• Task objective: All of the lines below are to be printed again exactly; images are excluded from the output.

-------- Dataset section

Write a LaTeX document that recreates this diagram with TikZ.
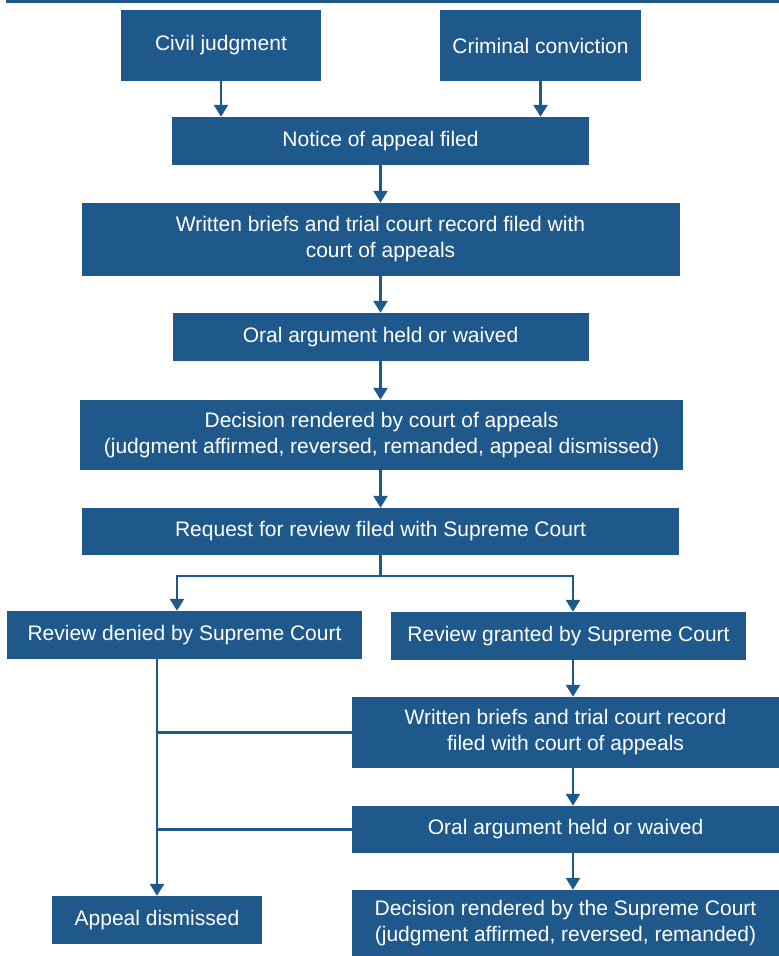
\documentclass[tikz,border=0pt]{standalone}
\usepackage{fontspec}
\setmainfont{Liberation Sans}
\usetikzlibrary{arrows.meta,positioning}
\definecolor{courtblue}{RGB}{31,89,140}
\tikzset{>={Triangle[width=14pt,length=12pt]}}
\tikzset{
  stage/.style={fill=courtblue,text=white,align=center,inner sep=0pt,
    font=\fontsize{21}{26}\selectfont},
  link/.style={draw=courtblue,line width=2.5pt},
}

\begin{document}
\begin{tikzpicture}[x=1pt,y=-1pt]
\useasboundingbox (0,0) rectangle (779,956);
\fill[courtblue] (6,0) rectangle (779,2.5);
% left branch
\node[stage,minimum width=200pt,minimum height=71pt] (civil) at (221,45.5) {Civil judgment};
\node[stage,minimum width=201pt,minimum height=71pt] (criminal) at (540.5,45.5) {Criminal conviction};
\node[stage,minimum width=417pt,minimum height=48pt] (notice) at (380.5,141) {Notice of appeal filed};
\node[stage,minimum width=598pt,minimum height=73pt] (briefs) at (380.5,239.5) {Written briefs and trial court record filed with\\court of appeals};
\node[stage,minimum width=416pt,minimum height=48pt] (oral) at (380.5,337) {Oral argument held or waived};
\node[stage,minimum width=603pt,minimum height=70pt] (decision) at (381.5,435) {Decision rendered by court of appeals\\(judgment affirmed, reversed, remanded, appeal dismissed)};
\node[stage,minimum width=597pt,minimum height=47pt] (request) at (380.5,531.5) {Request for review filed with Supreme Court};
\node[stage,minimum width=355pt,minimum height=48pt] (denied) at (184.5,635) {Review denied by Supreme Court};
\node[stage,minimum width=355pt,minimum height=48pt] (granted) at (568.5,636) {Review granted by Supreme Court};
\node[stage,minimum width=427pt,minimum height=71pt] (briefsb) at (565.5,732.5) {Written briefs and trial court record\\filed with court of appeals};
\node[stage,minimum width=427pt,minimum height=47pt] (oralb) at (565.5,829.5) {Oral argument held or waived};
\node[stage,minimum width=427pt,minimum height=66pt] (decisionb) at (565.5,923) {Decision rendered by the Supreme Court\\(judgment affirmed, reversed, remanded)};
\node[stage,minimum width=210pt,minimum height=48pt] (dismissed) at (157,920) {Appeal dismissed};

\coordinate (split) at (380.5,576);
\coordinate (lcol) at (177,0);
\coordinate (rcol) at (573,0);

\draw[link,->] (civil.south) -- (civil.south |- notice.north);
\draw[link,->] (criminal.south) -- (criminal.south |- notice.north);
\draw[link,->] (notice) -- (briefs);
\draw[link,->] (briefs) -- (oral);
\draw[link,->] (oral.south) -- (oral.south |- decision.north);
\draw[link,->] (oral.south |- decision.south) -- (request);
\draw[link] (request.south) -- (split);
\draw[link,->] (split) -| (lcol |- denied.north);
\draw[link,->] (split) -| (rcol |- granted.north);
\draw[link,->] (rcol |- granted.south) -- (rcol |- briefsb.north);
\draw[link,->] (rcol |- briefsb.south) -- (rcol |- oralb.north);
\draw[link,->] (rcol |- oralb.south) -- (rcol |- decisionb.north);
\draw[link,->] (denied.south -| dismissed.north) -- (dismissed.north);
\draw[link] (briefsb.west) -- (briefsb.west -| dismissed.north);
\draw[link] (oralb.west) -- (oralb.west -| dismissed.north);
\end{tikzpicture}
\end{document}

----------------

• Task output:
Write a LaTeX document that recreates this diagram with TikZ.
\documentclass[tikz,border=0pt]{standalone}
\usepackage{fontspec}
\setmainfont{Liberation Sans}
\usetikzlibrary{arrows.meta,positioning}
\definecolor{courtblue}{RGB}{31,89,140}
\tikzset{>={Triangle[width=14pt,length=12pt]}}
\tikzset{
  stage/.style={fill=courtblue,text=white,align=center,inner sep=0pt,
    font=\fontsize{21}{26}\selectfont},
  link/.style={draw=courtblue,line width=2.5pt},
}

\begin{document}
\begin{tikzpicture}[x=1pt,y=-1pt]
\useasboundingbox (0,0) rectangle (779,956);
\fill[courtblue] (6,0) rectangle (779,2.5);
% left branch
\node[stage,minimum width=200pt,minimum height=71pt] (civil) at (221,45.5) {Civil judgment};
\node[stage,minimum width=201pt,minimum height=71pt] (criminal) at (540.5,45.5) {Criminal conviction};
\node[stage,minimum width=417pt,minimum height=48pt] (notice) at (380.5,141) {Notice of appeal filed};
\node[stage,minimum width=598pt,minimum height=73pt] (briefs) at (380.5,239.5) {Written briefs and trial court record filed with\\court of appeals};
\node[stage,minimum width=416pt,minimum height=48pt] (oral) at (380.5,337) {Oral argument held or waived};
\node[stage,minimum width=603pt,minimum height=70pt] (decision) at (381.5,435) {Decision rendered by court of appeals\\(judgment affirmed, reversed, remanded, appeal dismissed)};
\node[stage,minimum width=597pt,minimum height=47pt] (request) at (380.5,531.5) {Request for review filed with Supreme Court};
\node[stage,minimum width=355pt,minimum height=48pt] (denied) at (184.5,635) {Review denied by Supreme Court};
\node[stage,minimum width=355pt,minimum height=48pt] (granted) at (568.5,636) {Review granted by Supreme Court};
\node[stage,minimum width=427pt,minimum height=71pt] (briefsb) at (565.5,732.5) {Written briefs and trial court record\\filed with court of appeals};
\node[stage,minimum width=427pt,minimum height=47pt] (oralb) at (565.5,829.5) {Oral argument held or waived};
\node[stage,minimum width=427pt,minimum height=66pt] (decisionb) at (565.5,923) {Decision rendered by the Supreme Court\\(judgment affirmed, reversed, remanded)};
\node[stage,minimum width=210pt,minimum height=48pt] (dismissed) at (157,920) {Appeal dismissed};

\coordinate (split) at (380.5,576);
\coordinate (lcol) at (177,0);
\coordinate (rcol) at (573,0);

\draw[link,->] (civil.south) -- (civil.south |- notice.north);
\draw[link,->] (criminal.south) -- (criminal.south |- notice.north);
\draw[link,->] (notice) -- (briefs);
\draw[link,->] (briefs) -- (oral);
\draw[link,->] (oral.south) -- (oral.south |- decision.north);
\draw[link,->] (oral.south |- decision.south) -- (request);
\draw[link] (request.south) -- (split);
\draw[link,->] (split) -| (lcol |- denied.north);
\draw[link,->] (split) -| (rcol |- granted.north);
\draw[link,->] (rcol |- granted.south) -- (rcol |- briefsb.north);
\draw[link,->] (rcol |- briefsb.south) -- (rcol |- oralb.north);
\draw[link,->] (rcol |- oralb.south) -- (rcol |- decisionb.north);
\draw[link,->] (denied.south -| dismissed.north) -- (dismissed.north);
\draw[link] (briefsb.west) -- (briefsb.west -| dismissed.north);
\draw[link] (oralb.west) -- (oralb.west -| dismissed.north);
\end{tikzpicture}
\end{document}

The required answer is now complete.